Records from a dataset
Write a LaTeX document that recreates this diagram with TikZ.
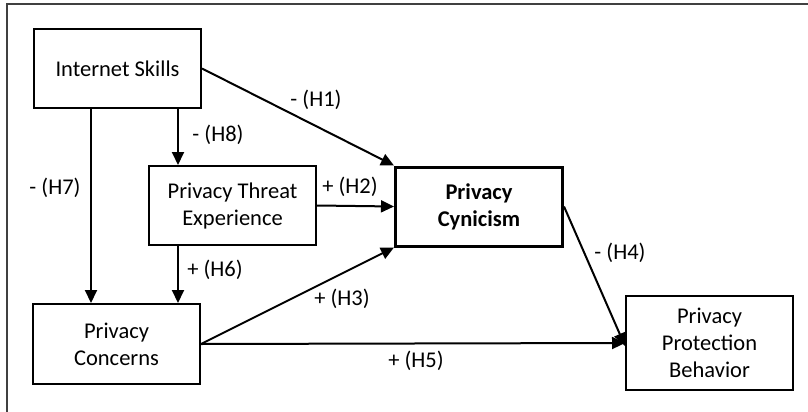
\documentclass[tikz,border=0pt]{standalone}
\usepackage{fontspec}
\setmainfont{Carlito}
\usetikzlibrary{arrows.meta}
\begin{document}
\begin{tikzpicture}[x=1pt,y=-1pt,
  every node/.style={font=\fontsize{22.5}{27}\selectfont},
  construct/.style={draw, line width=2pt, minimum width=167pt, minimum height=79pt,
    align=center, inner sep=0pt},
  central/.style={construct, line width=3pt, font=\fontsize{22.5}{27}\selectfont\bfseries},
  path/.style={line width=2pt, -{Triangle[length=13pt,width=12pt]}},
  hyp/.style={inner sep=1pt}]
\useasboundingbox (0,0) rectangle (808,412);
% frame
\draw[black!75, line width=2pt] (808,4.5) -- (7,4.5) -- (7,412);

% constructs
\node[construct] (skills) at (117.5,68.5) {Internet Skills};
\node[construct] (threat) at (232.5,205.5) {Privacy Threat\\Experience};
\node[construct, minimum height=80pt] (concern) at (116.5,344) {Privacy\\Concerns};
\node[central] (cyn) at (479,206.5) {Privacy\\Cynicism};
\node[construct, minimum height=94pt] (protect) at (709.5,343) {Privacy\\Protection\\Behavior};

% vertical guides
\coordinate (xa) at (178,0);
\coordinate (xb) at (91,0);

% hypothesised paths
\draw[path] (skills.south -| xa) -- (threat.north -| xa);
\draw[path] (skills.south -| xb) -- (concern.north -| xb);
\draw[path] (threat.south -| xa) -- (concern.north -| xa);
\draw[path] (skills.east) -- (cyn.north west);
\draw[path] (threat.east) -- (cyn.west);
\draw[path] (concern.east) -- (cyn.south west);
\draw[path] (concern.east) -- (protect.west);
\draw[path] (cyn.east) -- ([yshift=-3pt]protect.west);

% path labels
\node[hyp] (h1) at (316,100) {- (H1)};
\node[hyp] (h8) at (218,135) {- (H8)};
\node[hyp] (h7) at (55,188) {- (H7)};
\node[hyp] (h2) at (350,187) {+ (H2)};
\node[hyp] (h6) at (215,270) {+ (H6)};
\node[hyp] (h3) at (342,299) {+ (H3)};
\node[hyp] (h5) at (416,361) {+ (H5)};
\node[hyp] (h4) at (620,253) {- (H4)};
\end{tikzpicture}
\end{document}
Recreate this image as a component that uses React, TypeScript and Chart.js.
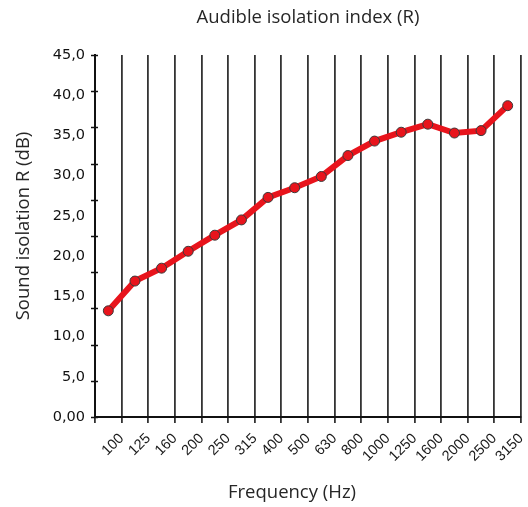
import React, { useEffect, useRef } from "react";
import { Chart, registerables } from "chart.js";

Chart.register(...registerables);

const frequencies = ["100", "125", "160", "200", "250", "315", "400", "500", "630", "800", "1000", "1250", "1600", "2000", "2500", "3150"];
const isolation = [13.2, 16.9, 18.5, 20.6, 22.6, 24.5, 27.3, 28.5, 29.9, 32.5, 34.3, 35.4, 36.4, 35.3, 35.6, 38.7];
const yMin = 0;
const yMax = 45;
const yLabelStep = 5;
const yMarkStep = 4.5;

const titleText = "Audible isolation index (R)";
const xTitleText = "Frequency (Hz)";
const yTitleText = "Sound isolation R (dB)";

const fmtY = (v: number) => (v === 0 ? "0,00" : v.toFixed(1).replace(".", ","));

const extrasPlugin = {
  id: "extras",
  afterDraw(chart: any) {
    const { ctx, chartArea, scales } = chart;
    const ys = scales.y;
    ctx.save();
    // y tick crosses
    ctx.strokeStyle = "#111";
    ctx.lineWidth = 1.5;
    for (let v = yMin; v <= yMax + 0.001; v += yMarkStep) {
      const py = Math.round(ys.getPixelForValue(v)) + 0.5;
      ctx.beginPath();
      ctx.moveTo(chartArea.left - 4, py);
      ctx.lineTo(chartArea.left + 3, py);
      ctx.stroke();
    }
    // axis titles
    ctx.fillStyle = "#262626";
    ctx.font = "18.5px 'Open Sans'";
    ctx.textAlign = "center";
    ctx.textBaseline = "middle";
    ctx.fillText(xTitleText, (chartArea.left + chartArea.right) / 2 - 16, 493);
    ctx.translate(24, (chartArea.top + chartArea.bottom) / 2 - 10);
    ctx.rotate(-Math.PI / 2);
    ctx.fillText(yTitleText, 0, 0);
    ctx.restore();
  },
};

export default function App() {
  const ref = useRef<HTMLCanvasElement>(null);

  useEffect(() => {
    if (!ref.current) return;
    const chart = new Chart(ref.current, {
      type: "line",
      data: {
        datasets: [
          {
            data: isolation.map((v, i) => ({ x: i + 0.5, y: v })),
            borderColor: "#e8141c",
            borderWidth: 6,
            tension: 0,
            pointRadius: 5,
            pointBackgroundColor: "#e8141c",
            pointBorderColor: "#3a3a3a",
            pointBorderWidth: 1,
          },
        ],
      },
      plugins: [extrasPlugin],
      options: {
        animation: false,
        responsive: true,
        maintainAspectRatio: false,
        layout: { padding: { left: 0, right: 7, top: 0, bottom: 0 } },
        plugins: {
          legend: { display: false },
          tooltip: { enabled: false },
          title: {
            display: true,
            text: titleText,
            fullSize: false,
            color: "#262626",
            font: { family: "'Open Sans'", size: 18.5, weight: "normal" },
            padding: { top: 7, bottom: 25.8 },
          },
        },
        scales: {
          x: {
            type: "linear",
            min: 0,
            max: frequencies.length,
            afterFit: (s: any) => {
              s.height = 90;
              s.paddingRight = 0;
              s.paddingLeft = 0;
            },
            ticks: {
              stepSize: 1,
              autoSkip: false,
              maxRotation: 45,
              minRotation: 45,
              padding: 7,
              color: "#1a1a1a",
              font: { family: "'Liberation Sans'", size: 14.5 },
              callback: (v: any) => (v >= 1 && v <= frequencies.length ? frequencies[v - 1] : ""),
            },
            grid: {
              color: "#333",
              lineWidth: 1.8,
              tickLength: 6,
              drawOnChartArea: true,
            },
            border: { display: true, color: "#111", width: 2 },
          },
          y: {
            min: yMin,
            max: yMax,
            afterFit: (s: any) => {
              s.width = 95;
            },
            ticks: {
              stepSize: yLabelStep,
              padding: 10,
              color: "#111",
              font: { family: "'DejaVu Sans'", size: 14.5 },
              callback: (v: any) => fmtY(Number(v)),
            },
            grid: { display: false, drawTicks: false },
            border: { display: true, color: "#111", width: 2 },
          },
        },
      },
    });
    return () => chart.destroy();
  }, []);

  return (
    <div style={{ position: "fixed", left: 0, top: 0, width: 528, height: 507, background: "#fff" }}>
      <canvas ref={ref} />
    </div>
  );
}
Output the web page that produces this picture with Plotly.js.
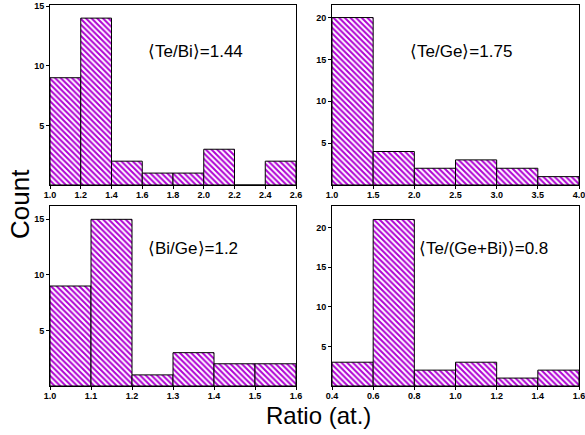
<!DOCTYPE html>
<html>
<head>
<meta charset="utf-8">
<script src="https://cdn.plot.ly/plotly-3.0.1.min.js"></script>
<style>html,body{margin:0;padding:0;background:#fff;}#chart{width:585px;height:435px;}</style>
</head>
<body>
<div id="chart"></div>
<script>
// Panel 1: Te/Bi
const edgesTeBi = [1.0, 1.2, 1.4, 1.6, 1.8, 2.0, 2.2, 2.4, 2.6];
const countsTeBi = [9, 14, 2, 1, 1, 3, 0, 2];
const ticksTeBi = [1.0, 1.2, 1.4, 1.6, 1.8, 2.0, 2.2, 2.4, 2.6];
// Panel 2: Te/Ge
const edgesTeGe = [1.0, 1.5, 2.0, 2.5, 3.0, 3.5, 4.0];
const countsTeGe = [20, 4, 2, 3, 2, 1];
const ticksTeGe = [1.0, 1.5, 2.0, 2.5, 3.0, 3.5, 4.0];
// Panel 3: Bi/Ge
const edgesBiGe = [1.0, 1.1, 1.2, 1.3, 1.4, 1.5, 1.6];
const countsBiGe = [9, 15, 1, 3, 2, 2];
const ticksBiGe = [1.0, 1.1, 1.2, 1.3, 1.4, 1.5, 1.6];
// Panel 4: Te/(Ge+Bi)
const edgesTeGeBi = [0.4, 0.6, 0.8, 1.0, 1.2, 1.4, 1.6];
const countsTeGeBi = [3, 21, 2, 3, 1, 2];
const ticksTeGeBi = [0.4, 0.6, 0.8, 1.0, 1.2, 1.4, 1.6];

const labels = ['⟨Te/Bi⟩=1.44', '⟨Te/Ge⟩=1.75', '⟨Bi/Ge⟩=1.2', '⟨Te/(Ge+Bi)⟩=0.8'];
const xTitle = 'Ratio (at.)';
const yTitle = 'Count';

const panels = [
  {edges: edgesTeBi, counts: countsTeBi, xt: ticksTeBi, yr: 15.1, yt: [5,10,15]},
  {edges: edgesTeGe, counts: countsTeGe, xt: ticksTeGe, yr: 21.5, yt: [5,10,15,20]},
  {edges: edgesBiGe, counts: countsBiGe, xt: ticksBiGe, yr: 16.2, yt: [5,10,15]},
  {edges: edgesTeGeBi, counts: countsTeGeBi, xt: ticksTeGeBi, yr: 22.7, yt: [5,10,15,20]}
];

const FONT = 'Arial, "Liberation Sans", sans-serif';
const W = 585, H = 435;
const xdom = [[50/W, 296/W], [332/W, 579/W]];
const ydom = [[(H-185)/H, (H-5)/H], [(H-386)/H, (H-206)/H]];
const purple = '#b000d4';

const traces = [];
const layout = {
  width: W, height: H,
  margin: {l: 0, r: 0, t: 0, b: 0},
  paper_bgcolor: '#fff', plot_bgcolor: '#fff',
  showlegend: false,
  font: {family: FONT, color: '#000'},
  annotations: []
};

const annPos = [[196, 52], [461, 52], [193, 248], [484, 248]];

panels.forEach((p, i) => {
  const n = i + 1;
  const xa = 'x' + (n === 1 ? '' : n), ya = 'y' + (n === 1 ? '' : n);
  const centers = p.counts.map((c, k) => (p.edges[k] + p.edges[k+1]) / 2);
  const widths = p.counts.map((c, k) => p.edges[k+1] - p.edges[k]);
  traces.push({
    type: 'bar', x: centers, y: p.counts, width: widths,
    xaxis: xa, yaxis: ya,
    marker: {
      color: '#ffffff',
      line: {color: '#000', width: 1},
      pattern: {shape: '\\', fgcolor: purple, bgcolor: '#ffffff', size: 4, solidity: 0.5, fillmode: 'replace'}
    },
    hoverinfo: 'skip'
  });
  const col = i % 2, row = Math.floor(i / 2);
  const axCommon = {
    showline: true, mirror: true, linecolor: '#000', linewidth: 1,
    showgrid: false, zeroline: false,
    ticks: 'outside', ticklen: 3, tickwidth: 1, tickcolor: '#000',
    ticklabeloverflow: 'allow',
    tickfont: {family: FONT, size: 9, color: '#000', weight: 'bold'}
  };
  layout['xaxis' + (n === 1 ? '' : n)] = Object.assign({}, axCommon, {
    domain: xdom[col], anchor: ya, range: [p.edges[0], p.edges[p.edges.length-1]],
    tickvals: p.xt, ticktext: p.xt.map(v => v.toFixed(1)), ticklabelstandoff: -2
  });
  layout['yaxis' + (n === 1 ? '' : n)] = Object.assign({}, axCommon, {
    domain: ydom[row], anchor: xa, range: [0, p.yr],
    tickvals: p.yt, ticktext: p.yt.map(String)
  });
  layout.annotations.push({
    xref: 'paper', yref: 'paper', x: annPos[i][0] / W, y: 1 - annPos[i][1] / H,
    xanchor: 'center', yanchor: 'middle', showarrow: false,
    text: labels[i], font: {size: 17, color: '#000', family: FONT}
  });
});

layout.annotations.push({
  xref: 'paper', yref: 'paper', x: 20 / W, y: 1 - 204 / H,
  xanchor: 'center', yanchor: 'middle', showarrow: false, textangle: -90,
  text: yTitle, font: {size: 26, color: '#000', family: FONT}
});
layout.annotations.push({
  xref: 'paper', yref: 'paper', x: 318 / W, y: 1 - 415 / H,
  xanchor: 'center', yanchor: 'middle', showarrow: false,
  text: xTitle, font: {size: 24, color: '#000', family: FONT}
});

Plotly.newPlot('chart', traces, layout, {displayModeBar: false, staticPlot: true});
</script>
</body>
</html>
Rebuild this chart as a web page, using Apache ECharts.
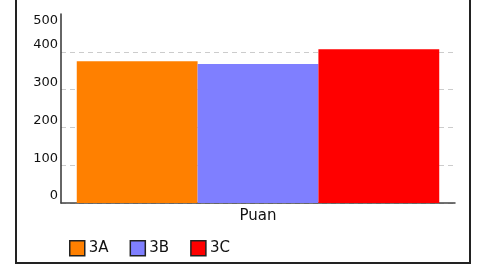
<!DOCTYPE html>
<html>
<head>
<meta charset="utf-8">
<script src="https://cdn.jsdelivr.net/npm/echarts@6/dist/echarts.min.js"></script>
<style>
  html, body { margin: 0; padding: 0; background: #fff; }
  #chart { width: 492px; height: 267px; }
</style>
</head>
<body>
<div id="chart"></div>
<script>
// chart values
var categories = ['Puan'];
var groupNames = ['3A', '3B', '3C'];
var puan3A = [375];
var puan3B = [368];
var puan3C = [407];
var groupColors = ['#ff8000', '#7f7fff', '#ff0000'];
var yMin = 0, yMax = 500, yStep = 100;

var font = 'DejaVu Sans';

var chart = echarts.init(document.getElementById('chart'));

function makeBar(name, data, color) {
	return {
		name: name,
		type: 'bar',
		data: data,
		barGap: 0,
		barCategoryGap: '8%',
		itemStyle: { color: color }
	};
}

var option = {
	animation: false,
	textStyle: { fontFamily: font },
	grid: { left: 61, right: 37, top: 14, bottom: 64 },
	graphic: [{
		type: 'rect',
		shape: { x: 16, y: -5, width: 454, height: 268 },
		style: { fill: 'none', stroke: '#222', lineWidth: 2 }
	}],
	legend: {
		data: groupNames,
		left: 64,
		top: 235,
		icon: 'rect',
		itemWidth: 15,
		itemHeight: 15,
		itemGap: 21,
		itemStyle: { borderColor: '#222', borderWidth: 1.5 },
		textStyle: { fontFamily: font, fontSize: 15, color: '#111', padding: [0, 0, 0, -1] }
	},
	xAxis: {
		type: 'category',
		data: categories,
		axisLine: { lineStyle: { color: '#444', width: 1.5 } },
		axisTick: { show: false },
		axisLabel: { fontFamily: font, fontSize: 15, color: '#111', margin: 6 }
	},
	yAxis: [{
		type: 'value',
		position: 'left',
		min: yMin,
		max: yMax,
		interval: yStep,
		axisLine: { show: true, lineStyle: { color: '#333', width: 1.5 } },
		axisTick: { show: false },
		splitLine: {
			show: true,
			lineStyle: { color: ['#ccc', '#ccc', '#ccc', '#ccc', '#ccc', 'rgba(0,0,0,0)'], type: [5, 4] }
		},
		axisLabel: {
			fontFamily: font, fontSize: 13, color: '#111', margin: 3,
			verticalAlign: 'bottom', lineHeight: 14,
			formatter: function (v) { return v === yMax ? '' : String(v); }
		}
	}, {
		// the top label sits under the axis end in the original
		type: 'value',
		position: 'left',
		offset: 0,
		min: yMin,
		max: yMax,
		interval: yStep,
		axisLine: { show: false },
		axisTick: { show: false },
		splitLine: { show: false },
		axisLabel: {
			fontFamily: font, fontSize: 13, color: '#111', margin: 3,
			verticalAlign: 'top', lineHeight: 14,
			formatter: function (v) { return v === yMax ? String(v) : ''; }
		}
	}],
	series: [
		makeBar(groupNames[0], puan3A, groupColors[0]),
		makeBar(groupNames[1], puan3B, groupColors[1]),
		makeBar(groupNames[2], puan3C, groupColors[2])
	]
};

chart.setOption(option);
</script>
</body>
</html>
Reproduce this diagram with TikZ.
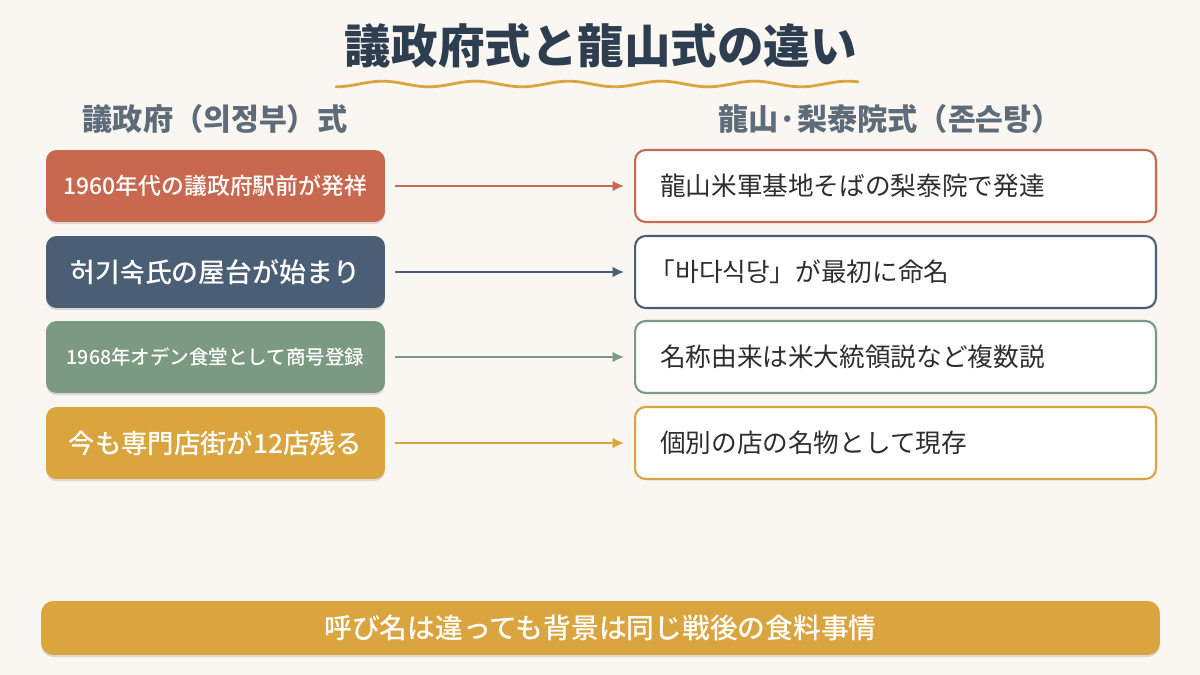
\documentclass[tikz,border=0pt]{standalone}
\usepackage{fontspec}
\setmainfont{Noto Sans CJK JP}
\newfontfamily\medfont{Noto Sans CJK JP Medium}
\usepackage{tikz}
\usetikzlibrary{arrows.meta,shadows}
\definecolor{bgcream}{HTML}{FAF6F1}
\definecolor{titlenavy}{HTML}{2C3E50}
\definecolor{headgray}{HTML}{5E6C7A}
\definecolor{terracotta}{HTML}{C8694F}
\definecolor{slateblue}{HTML}{4A5F75}
\definecolor{sagegreen}{HTML}{7B9A81}
\definecolor{mustard}{HTML}{DAA43F}
\definecolor{bodytext}{HTML}{2E2E2E}

\begin{document}
\begin{tikzpicture}[
  x=0.02cm, y=-0.02cm,
  lbox/.style={rounded corners=6pt, minimum width=6.78cm, minimum height=1.44cm,
    text=white, inner sep=0pt,
    drop shadow={shadow xshift=0pt, shadow yshift=-1.2pt, opacity=0.12, fill=black}},
  rbox/.style={rounded corners=6pt, fill=white, line width=1.2pt,
    minimum width=10.42cm, minimum height=1.44cm, text width=9.42cm, align=left,
    inner xsep=0.5cm, inner ysep=0pt, text=bodytext,
    font=\fontsize{14.6}{16}\selectfont},
  arr/.style={-{Latex[length=6.5pt,width=6pt]}, line width=1pt,
    shorten <=0.2cm, shorten >=0.2cm},
  colhead/.style={font=\bfseries\fontsize{17.2}{19}\selectfont, text=headgray}
]

\fill[bgcream] (0,0) rectangle (1200,675);
\useasboundingbox (0,0) rectangle (1200,675);

% title
\node[font=\bfseries\fontsize{26.5}{29}\selectfont, text=titlenavy] (title) at (601,46) {議政府式と龍山式の違い};
\draw[mustard, line width=1.6pt, line cap=round]
  plot[domain=336:858, samples=160] (\x, {84+2.8*cos((\x-336)*3.871)});

% column heads
\node[colhead] (hl) at (215,119) {議政府（의정부）式};
\node[colhead] (hr) at (890,119) {龍山·梨泰院式（존슨탕）};

% left column
\node[lbox, fill=terracotta, font=\medfont\fontsize{13}{15}\selectfont] (L1) at (215.5,186) {1960年代の議政府駅前が発祥};
\node[lbox, fill=slateblue, font=\medfont\fontsize{15.3}{17}\selectfont] (L2) at (215.5,272) {허기숙氏の屋台が始まり};
\node[lbox, fill=sagegreen, font=\medfont\fontsize{11.1}{13}\selectfont] (L3) at (215.5,357) {1968年オデン食堂として商号登録};
\node[lbox, fill=mustard, font=\medfont\fontsize{15}{17}\selectfont] (L4) at (215.5,443) {今も専門店街が12店残る};

% right column
\node[rbox, draw=terracotta] (R1) at (895.5,186) {龍山米軍基地そばの梨泰院で発達};
\node[rbox, draw=slateblue] (R2) at (895.5,272) {\hspace{-0.4em}「바다식당」が最初に命名};
\node[rbox, draw=sagegreen] (R3) at (895.5,357) {名称由来は米大統領説など複数説};
\node[rbox, draw=mustard] (R4) at (895.5,443) {個別の店の名物として現存};

\draw[arr, terracotta] (L1) -- (R1);
\draw[arr, slateblue] (L2) -- (R2);
\draw[arr, sagegreen] (L3) -- (R3);
\draw[arr, mustard] (L4) -- (R4);

% bottom line
\node[lbox, fill=mustard, rounded corners=7pt, minimum width=22.38cm, minimum height=1.08cm,
  font=\medfont\fontsize{15.8}{17}\selectfont] (note) at (600.5,628) {呼び名は違っても背景は同じ戦後の食料事情};

\end{tikzpicture}
\end{document}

WORK REQUIRED:
Only a number is wanted: how many lines contain the word "that"?

FINAL RESULT:
3